In fact, the researchers found that typical conservative users, in months when they visited Facebook more than usual, read news that was about 30% more conservative than the online news they would typically read. Users who visited Reddit more than usual, on the other hand, read news that was about 50% more moderate than what they would typically read.
“We found that Facebook had a polarizing effect, Reddit had a moderating effect, and Twitter did not have a significant effect” on the types of news people consume, Kitchens said, noting that the study came before Twitter changed the algorithm it uses to build its feed in 2016.
Their findings, which will be published in a forthcoming peer-reviewed article in MIS Quarterly, have already received a lot of attention on The Washington Post, where the professors contributed an op-ed, and other news sites.
The key difference, they say, comes down to how each site structures the algorithm that determines what news users see when they log on. Though it doesn’t share its data publicly, Facebook ostensibly bases its algorithm on “engagement,” or the number of likes, comments, and shares a post garnered. Reddit is more topic-based, as users opt in or opt out of various discussion boards based on topics they are interested in. Twitter, until 2016, was purely chronological, showing news as it became available.
“On Facebook, inflammatory content tends to drive the most engagement, because it elicits emotion,” Kitchens said. The algorithm rewards that emotion, which can drown out more moderate posts and amplify more extreme ones.
That phenomenon holds true for both conservative and liberal users, but Kitchens, Johnson, and Gray theorize that the effect is stronger for conservative users because they tend to turn to a large network of right-leaning sites while eschewing more moderate “mainstream media.”

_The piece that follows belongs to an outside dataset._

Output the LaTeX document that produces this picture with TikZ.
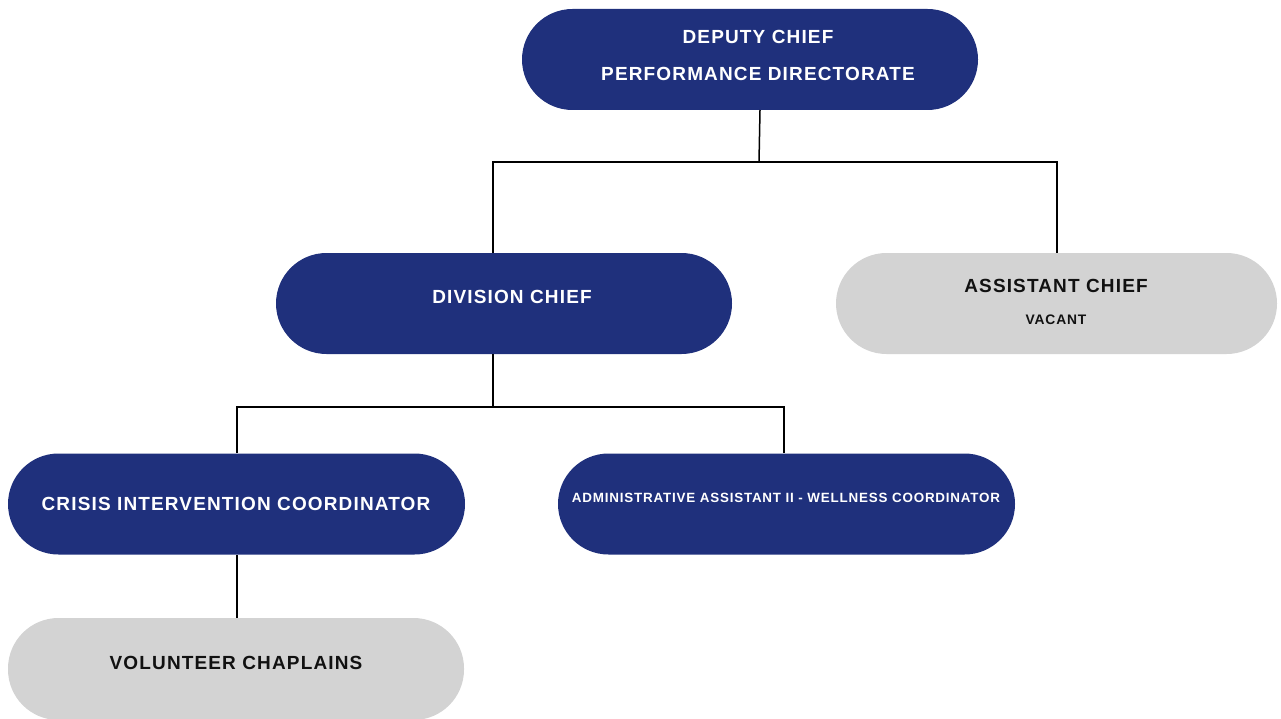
\documentclass[tikz,border=0pt]{standalone}
\usepackage{fontspec}
\setmainfont{Liberation Sans}[LetterSpace=6]
\definecolor{navy}{HTML}{1F307C}
\definecolor{pale}{HTML}{D3D3D3}
\definecolor{ink}{HTML}{111111}
\begin{document}
\begin{tikzpicture}[x=1pt,y=-1pt,
  pill/.style={rectangle,rounded corners=50.5pt,minimum height=101pt,inner sep=0pt,draw=none},
  navypill/.style={pill,fill=navy},
  greypill/.style={pill,fill=pale},
  wtxt/.style={text=white,font=\bfseries\fontsize{19}{22}\selectfont,inner sep=0pt},
  btxt/.style={text=ink,font=\bfseries\fontsize{19}{22}\selectfont,inner sep=0pt},
  wsmall/.style={text=white,font=\bfseries\fontsize{13.4}{16}\selectfont,inner sep=0pt},
  bsmall/.style={text=ink,font=\bfseries\fontsize{13.8}{16}\selectfont,inner sep=0pt},
  link/.style={draw=black,line width=1.5pt}]
\useasboundingbox (0,0) rectangle (1281,719);
% boxes
\node[navypill,minimum width=456pt] (dep) at (750,59.5) {};
\node[navypill,minimum width=456pt] (div) at (504,303.5) {};
\node[greypill,minimum width=441pt] (asst) at (1056.5,303.5) {};
\node[navypill,minimum width=457pt] (cri) at (236.5,504) {};
\node[navypill,minimum width=457pt] (adm) at (786.5,504) {};
\node[greypill,minimum width=456pt,minimum height=102pt] (vol) at (236,669) {};
% texts
\node[wtxt] (depA) at (758,37) {DEPUTY CHIEF};
\node[wtxt] (depB) at (758,74) {PERFORMANCE DIRECTORATE};
\node[wtxt] (divT) at (512,297) {DIVISION CHIEF};
\node[btxt] (asstA) at (1056,286) {ASSISTANT CHIEF};
\node[bsmall] (asstB) at (1056,320) {VACANT};
\node[wtxt] (criT) at (236,504) {CRISIS INTERVENTION COORDINATOR};
\node[wsmall] (admT) at (786,498) {ADMINISTRATIVE ASSISTANT II - WELLNESS COORDINATOR};
\node[btxt] (volT) at (236,663) {VOLUNTEER CHAPLAINS};
% connector coordinates
\coordinate (d0) at (760,110);
\coordinate (d1) at (759,162);
\coordinate (dl) at (493,162);
\coordinate (dr) at (1057,162);
\coordinate (dlb) at (493,253);
\coordinate (drb) at (1057,253);
\coordinate (v0) at (493,354);
\coordinate (v1) at (493,407);
\coordinate (vl) at (237,407);
\coordinate (vr) at (784,407);
\coordinate (vlb) at (237,453);
\coordinate (vrb) at (784,453);
\coordinate (c0) at (237,555);
\coordinate (c1) at (237,618);
\draw[link] (d0) -- (d1);
\draw[link] (dlb) -- (dl) -- (dr) -- (drb);
\draw[link] (v0) -- (v1);
\draw[link] (vlb) -- (vl) -- (vr) -- (vrb);
\draw[link] (c0) -- (c1);
\end{tikzpicture}
\end{document}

“The echo chamber effect was definitely present for both conservatives and liberals, but more pronounced for conservatives,” Kitchens said. “This could be because of the landscape of news outlets at that time, with more liberal-leaning sites clustered at the center or on the moderate left, and more conservative sites farther to the right. The distribution is a bit skewed.”
Whom users choose to follow and how they follow them also has an effect. On Facebook, many of the posts in users’ feeds come from friends, who have to accept a friend request before a user can see their posts. On the other hand, Reddit and Twitter users can select any topic or person to follow without any sort of mutual relationship.
“On Facebook, you have to have a reciprocating relationship,” Johnson said. “It is a bit different for Facebook groups or business pages, but most of the content someone sees on Facebook comes from their friends, and they are likely to have friends with similar views to their own.”
The effects of political polarization on American culture are obvious, from the vitriol around the recent presidential election to politicized debates about mask wearing or other public health measures. The solution, however, is less apparent, especially when it comes to regulating social media platforms.
“We have a long history of organizations, companies and for-profit businesses acting in ways that were not good for all stakeholders involved, and ultimately needing legislation to establish basic things like employee and environmental protections,” Gray said. “Now, I think the big open question is if there is enough willpower for these companies to change on their own, or if it will take the government establishing baseline regulations.”
Competition, he said, could also play a role.
“The more committed a social media company is to an algorithm that is not necessarily beneficial to users, the more it opens the door for another company to come along and do a better job creating value for users,” he said. “That could be really interesting. We have seen a lot of attempts to start new social media companies, but none have really taken off yet.”
Kitchens noted that there are many benefits to Facebook and other social media platforms, including the overall diversifying effect they have had on users’ news consumption.
“These platforms are not all bad; they have the potential to be beneficial, as we saw in our study. These platforms can shift people’s point of view, and widen it,” he said. “Their whole purpose is to show you something that you would not have seen if you just navigated directly to your favorite news site. So, the beneficial aspects are there, but we need to work out the kinks.”
All three professors were enthusiastic about an idea that Twitter CEO Jack Dorsey expressed in another recent congressional hearing: allowing users to choose how the algorithm building their news feed functions. They might, for example, choose an algorithm that curates the most trustworthy news from fact-checked sources. Or, they might choose to be show a random selection of viewpoints different from their own.
“I think providing users with more transparency about why they are seeing what they are seeing, and giving them more options, is a really promising idea,” Johnson said.
The time to act, Kitchens said, is approaching.
“These are growing pains, as innovations in technology lead to new problems that we did not foresee and now need to figure out how to fix,” he said. “I absolutely think we can, and we need to act while founders like Mark Zuckerberg and Jack Dorsey are still involved in the day-to-day running of their business. The profit motivation of these companies will only grow, so we need to take advantage of this time with founders who, hopefully, are investing in creating social good.”